--- Written problem ---
Working from the data below, reproduce exactly the lines starting at the one that holds "Clone this chart in matplotlib." and ending at the one that holds "age_rot = [10, 35, 90]". Pictures are excluded.

--- Stored records ---
----
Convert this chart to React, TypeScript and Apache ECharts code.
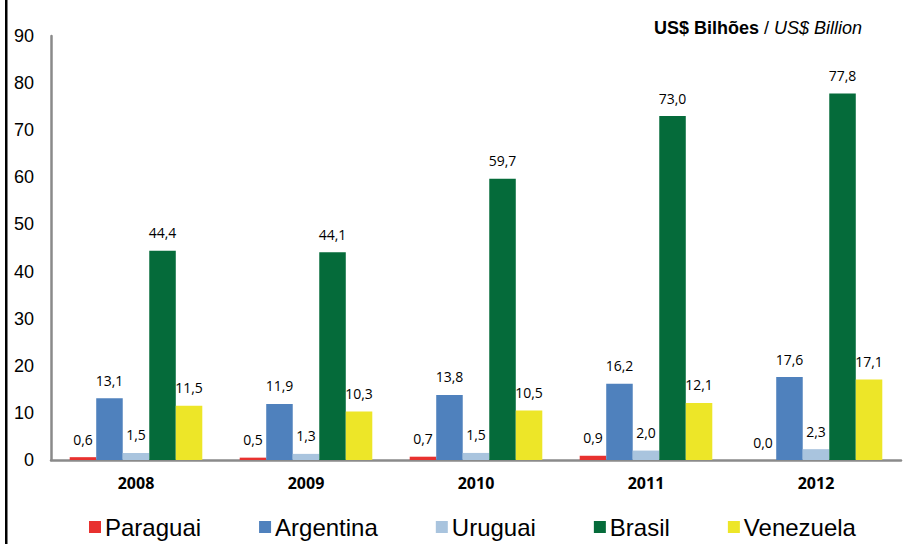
----
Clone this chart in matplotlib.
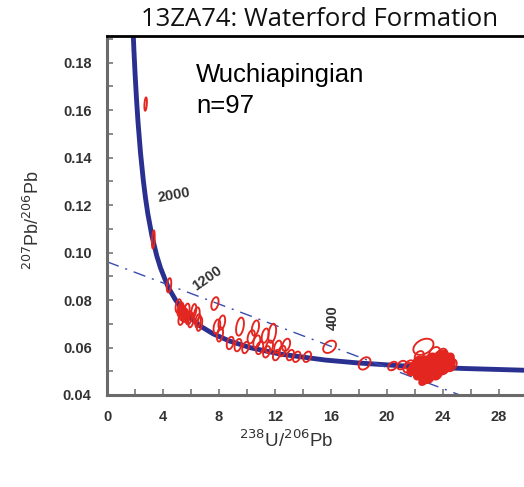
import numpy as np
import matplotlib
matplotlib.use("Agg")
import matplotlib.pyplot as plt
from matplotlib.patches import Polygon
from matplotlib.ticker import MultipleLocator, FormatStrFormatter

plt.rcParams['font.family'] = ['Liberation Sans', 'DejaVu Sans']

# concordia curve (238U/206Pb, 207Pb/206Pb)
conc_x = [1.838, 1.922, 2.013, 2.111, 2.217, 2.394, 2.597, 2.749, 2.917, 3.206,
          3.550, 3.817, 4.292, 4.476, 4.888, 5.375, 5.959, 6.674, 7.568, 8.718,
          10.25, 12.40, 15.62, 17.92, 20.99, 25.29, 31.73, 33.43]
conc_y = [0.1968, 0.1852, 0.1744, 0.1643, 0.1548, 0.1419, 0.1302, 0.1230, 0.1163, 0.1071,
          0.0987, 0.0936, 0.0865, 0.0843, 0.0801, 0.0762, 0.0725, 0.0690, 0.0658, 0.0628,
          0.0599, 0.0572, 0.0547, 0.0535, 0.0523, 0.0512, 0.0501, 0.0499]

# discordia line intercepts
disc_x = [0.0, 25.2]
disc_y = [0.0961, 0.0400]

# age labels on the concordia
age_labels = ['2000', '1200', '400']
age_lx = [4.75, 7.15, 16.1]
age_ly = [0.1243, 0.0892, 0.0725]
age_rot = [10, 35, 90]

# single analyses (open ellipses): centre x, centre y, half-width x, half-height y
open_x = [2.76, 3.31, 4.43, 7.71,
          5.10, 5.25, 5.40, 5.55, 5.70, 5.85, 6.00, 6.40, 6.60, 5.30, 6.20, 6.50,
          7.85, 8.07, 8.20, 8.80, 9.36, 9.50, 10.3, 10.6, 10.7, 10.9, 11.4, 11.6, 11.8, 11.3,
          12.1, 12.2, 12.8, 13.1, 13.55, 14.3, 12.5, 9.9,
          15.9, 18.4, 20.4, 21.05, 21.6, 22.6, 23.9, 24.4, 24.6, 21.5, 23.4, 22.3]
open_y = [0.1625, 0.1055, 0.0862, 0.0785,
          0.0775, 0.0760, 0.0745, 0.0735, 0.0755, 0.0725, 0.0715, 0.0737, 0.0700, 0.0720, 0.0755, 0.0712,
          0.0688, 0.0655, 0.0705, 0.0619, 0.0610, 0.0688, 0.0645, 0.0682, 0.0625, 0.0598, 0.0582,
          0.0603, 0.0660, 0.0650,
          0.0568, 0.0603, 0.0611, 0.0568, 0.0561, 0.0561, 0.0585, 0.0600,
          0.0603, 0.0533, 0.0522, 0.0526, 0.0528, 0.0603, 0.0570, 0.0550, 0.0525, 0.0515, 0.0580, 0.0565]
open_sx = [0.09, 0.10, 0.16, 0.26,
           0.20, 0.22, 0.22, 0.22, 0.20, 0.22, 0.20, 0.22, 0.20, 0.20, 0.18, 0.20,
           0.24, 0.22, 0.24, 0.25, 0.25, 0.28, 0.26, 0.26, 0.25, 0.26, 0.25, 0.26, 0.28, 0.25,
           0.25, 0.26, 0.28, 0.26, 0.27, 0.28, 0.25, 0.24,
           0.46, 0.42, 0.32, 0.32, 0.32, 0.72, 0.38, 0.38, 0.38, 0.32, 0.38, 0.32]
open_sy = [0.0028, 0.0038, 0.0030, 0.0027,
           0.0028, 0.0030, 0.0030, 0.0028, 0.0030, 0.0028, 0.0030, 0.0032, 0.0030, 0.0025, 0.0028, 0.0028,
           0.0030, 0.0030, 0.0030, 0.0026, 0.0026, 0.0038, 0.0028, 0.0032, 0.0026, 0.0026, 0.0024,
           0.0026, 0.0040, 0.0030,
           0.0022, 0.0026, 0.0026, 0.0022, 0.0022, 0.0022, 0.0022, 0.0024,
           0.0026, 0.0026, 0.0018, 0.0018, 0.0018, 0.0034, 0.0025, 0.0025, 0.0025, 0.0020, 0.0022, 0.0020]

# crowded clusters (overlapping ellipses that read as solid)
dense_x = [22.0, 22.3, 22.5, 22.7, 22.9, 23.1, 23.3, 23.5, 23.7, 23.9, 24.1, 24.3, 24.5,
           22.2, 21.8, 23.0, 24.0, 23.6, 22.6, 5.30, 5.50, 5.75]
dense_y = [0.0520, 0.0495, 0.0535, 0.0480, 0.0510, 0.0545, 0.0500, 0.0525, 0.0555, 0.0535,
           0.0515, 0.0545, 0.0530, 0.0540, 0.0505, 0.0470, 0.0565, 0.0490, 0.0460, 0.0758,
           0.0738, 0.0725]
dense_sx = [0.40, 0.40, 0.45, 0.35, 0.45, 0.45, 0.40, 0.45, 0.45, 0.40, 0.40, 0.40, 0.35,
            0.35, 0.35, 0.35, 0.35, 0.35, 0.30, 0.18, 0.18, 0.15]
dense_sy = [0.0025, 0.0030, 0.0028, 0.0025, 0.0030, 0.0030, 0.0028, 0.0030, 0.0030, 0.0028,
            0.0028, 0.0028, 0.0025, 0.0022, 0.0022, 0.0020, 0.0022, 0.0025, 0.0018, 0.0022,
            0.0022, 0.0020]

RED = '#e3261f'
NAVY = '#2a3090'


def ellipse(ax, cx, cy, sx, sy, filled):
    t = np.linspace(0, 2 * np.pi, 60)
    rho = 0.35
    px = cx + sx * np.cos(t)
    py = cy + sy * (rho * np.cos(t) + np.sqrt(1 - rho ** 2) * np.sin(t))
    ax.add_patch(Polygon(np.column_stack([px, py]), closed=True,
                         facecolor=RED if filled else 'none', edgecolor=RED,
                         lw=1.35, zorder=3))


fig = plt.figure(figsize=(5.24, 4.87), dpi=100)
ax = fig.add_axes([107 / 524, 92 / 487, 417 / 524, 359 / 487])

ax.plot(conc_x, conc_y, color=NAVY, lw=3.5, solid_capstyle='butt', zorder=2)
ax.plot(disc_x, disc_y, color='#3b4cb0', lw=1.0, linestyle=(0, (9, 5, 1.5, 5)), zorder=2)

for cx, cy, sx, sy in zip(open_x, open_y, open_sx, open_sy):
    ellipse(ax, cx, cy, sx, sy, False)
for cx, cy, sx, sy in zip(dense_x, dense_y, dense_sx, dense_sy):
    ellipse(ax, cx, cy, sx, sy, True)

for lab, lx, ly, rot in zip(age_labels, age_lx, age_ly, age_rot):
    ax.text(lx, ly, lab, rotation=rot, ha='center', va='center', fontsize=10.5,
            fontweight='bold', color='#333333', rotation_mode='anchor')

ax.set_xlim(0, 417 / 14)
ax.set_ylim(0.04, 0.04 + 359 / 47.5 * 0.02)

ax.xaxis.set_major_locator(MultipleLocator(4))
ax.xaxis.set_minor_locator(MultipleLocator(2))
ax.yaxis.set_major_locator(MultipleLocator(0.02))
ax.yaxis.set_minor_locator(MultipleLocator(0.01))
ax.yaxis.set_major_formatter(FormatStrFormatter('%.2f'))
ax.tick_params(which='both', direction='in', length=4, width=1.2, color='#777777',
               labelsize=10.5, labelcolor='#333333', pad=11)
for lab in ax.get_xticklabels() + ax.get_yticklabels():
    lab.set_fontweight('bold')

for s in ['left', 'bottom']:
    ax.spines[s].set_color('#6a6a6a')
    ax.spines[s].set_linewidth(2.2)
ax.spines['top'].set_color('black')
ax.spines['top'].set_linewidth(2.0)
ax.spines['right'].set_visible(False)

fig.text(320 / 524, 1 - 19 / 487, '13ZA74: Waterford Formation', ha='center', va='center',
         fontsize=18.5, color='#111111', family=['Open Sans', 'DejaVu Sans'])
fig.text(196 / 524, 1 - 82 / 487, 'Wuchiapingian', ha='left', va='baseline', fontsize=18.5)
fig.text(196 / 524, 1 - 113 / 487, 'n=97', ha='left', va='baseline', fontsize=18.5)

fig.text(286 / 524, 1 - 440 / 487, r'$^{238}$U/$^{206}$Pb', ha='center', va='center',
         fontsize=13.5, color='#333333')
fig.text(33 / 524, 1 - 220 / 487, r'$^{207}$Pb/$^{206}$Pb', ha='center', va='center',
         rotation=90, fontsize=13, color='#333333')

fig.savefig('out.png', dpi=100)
----
--- Response ---
Clone this chart in matplotlib.
import numpy as np
import matplotlib
matplotlib.use("Agg")
import matplotlib.pyplot as plt
from matplotlib.patches import Polygon
from matplotlib.ticker import MultipleLocator, FormatStrFormatter

plt.rcParams['font.family'] = ['Liberation Sans', 'DejaVu Sans']

# concordia curve (238U/206Pb, 207Pb/206Pb)
conc_x = [1.838, 1.922, 2.013, 2.111, 2.217, 2.394, 2.597, 2.749, 2.917, 3.206,
          3.550, 3.817, 4.292, 4.476, 4.888, 5.375, 5.959, 6.674, 7.568, 8.718,
          10.25, 12.40, 15.62, 17.92, 20.99, 25.29, 31.73, 33.43]
conc_y = [0.1968, 0.1852, 0.1744, 0.1643, 0.1548, 0.1419, 0.1302, 0.1230, 0.1163, 0.1071,
          0.0987, 0.0936, 0.0865, 0.0843, 0.0801, 0.0762, 0.0725, 0.0690, 0.0658, 0.0628,
          0.0599, 0.0572, 0.0547, 0.0535, 0.0523, 0.0512, 0.0501, 0.0499]

# discordia line intercepts
disc_x = [0.0, 25.2]
disc_y = [0.0961, 0.0400]

# age labels on the concordia
age_labels = ['2000', '1200', '400']
age_lx = [4.75, 7.15, 16.1]
age_ly = [0.1243, 0.0892, 0.0725]
age_rot = [10, 35, 90]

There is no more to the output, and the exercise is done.